The rise of Chinese EVs also helps explain why governments in Europe and North America are becoming increasingly nervous. The United States has already moved aggressively to limit Chinese EV imports through tariffs and trade restrictions, while Europe is debating similar protective measures. Chinese EV imports into America currently face tariffs of 125%, effectively excluding them from the US market.

The fear is not simply that China could sell cheap electric cars overseas. The fear is that China could dominate the future of mobility altogether.

China also controls the battery supply chain

Chinese firms now control large portions of the global battery supply chain, from mining and refining to battery-cell production itself. Chinese companies such as Contemporary Amperex Technology Co. Limited—better known as CATL—have become critical suppliers to the global industry. China also holds major advantages in rare-earth processing and EV component manufacturing. The country is essentially the only large-scale producer and processor of heavy rare-earth elements, such as dysprosium and terbium, which are critical for building high-power, high-torque EV motors.

This increasingly resembles what Japan accomplished in consumer electronics during the 1970s and 1980s—but on a much larger scale.

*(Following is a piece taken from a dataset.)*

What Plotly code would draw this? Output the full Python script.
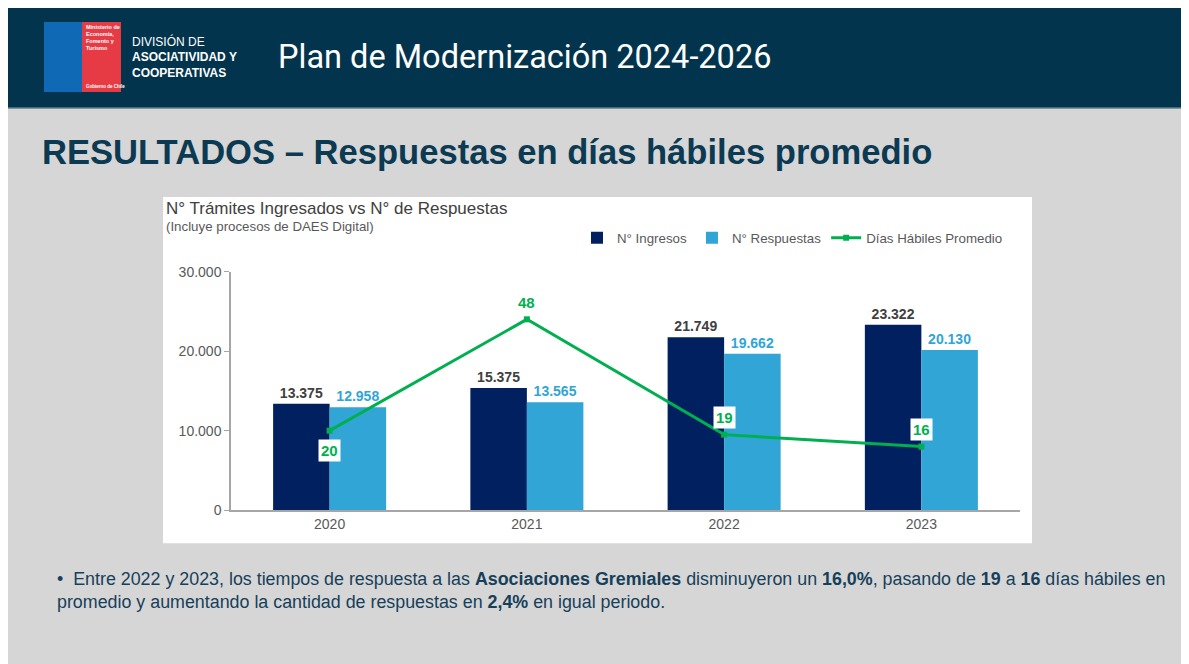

The difference is that cars are far more economically and politically important than televisions or cassette players ever were.

Millions of jobs across the United States, Germany and Japan depend directly or indirectly on the automotive sector. Entire industrial regions were built around established automakers like Toyota and Volkswagen. If Chinese manufacturers begin dominating global EV markets in the same way Japanese companies once dominated consumer electronics, the consequences could reshape economies.

Traditional automakers are already scrambling to respond.

Toyota has doubled down on hybrids rather than committing fully to battery-electric vehicles, believing many consumers still prefer gasoline-electric flexibility and no range anxiety. German luxury brands are rapidly accelerating software development and EV rollouts, while American companies are investing billions into battery plants and domestic EV production.

But there is growing evidence that China’s advantage may no longer be limited to manufacturing scale or low labor costs. Increasingly, the advantage appears technological.

Many Chinese EVs now function more like smartphones on wheels than traditional cars. Advanced AI systems, facial recognition, over-the-air software updates and integrated digital ecosystems are becoming standard features. Some younger consumers are now choosing Chinese vehicles for the same reason buyers once chose Japanese electronics: they simply feel more modern.

That may ultimately be the most dangerous development of all for established automakers.

Brand loyalty in the auto industry traditionally lasted generations. But technology industries move differently. Consumers quickly abandon older platforms once newer, more user-friendly ecosystems emerge.

That is precisely what Detroit, Germany and Japan now risk facing.

None of this means established carmakers are doomed. Established brands still possess enormous strengths, including global dealer networks, engineering expertise, manufacturing experience and decades of consumer trust.

But for the first time in modern automotive history, the industry’s center of gravity appears to be China-bound at breathtaking speed.

The global car industry spent years worrying about Tesla disrupting the market. It may now discover that China represents a far larger—and far more permanent—challenge.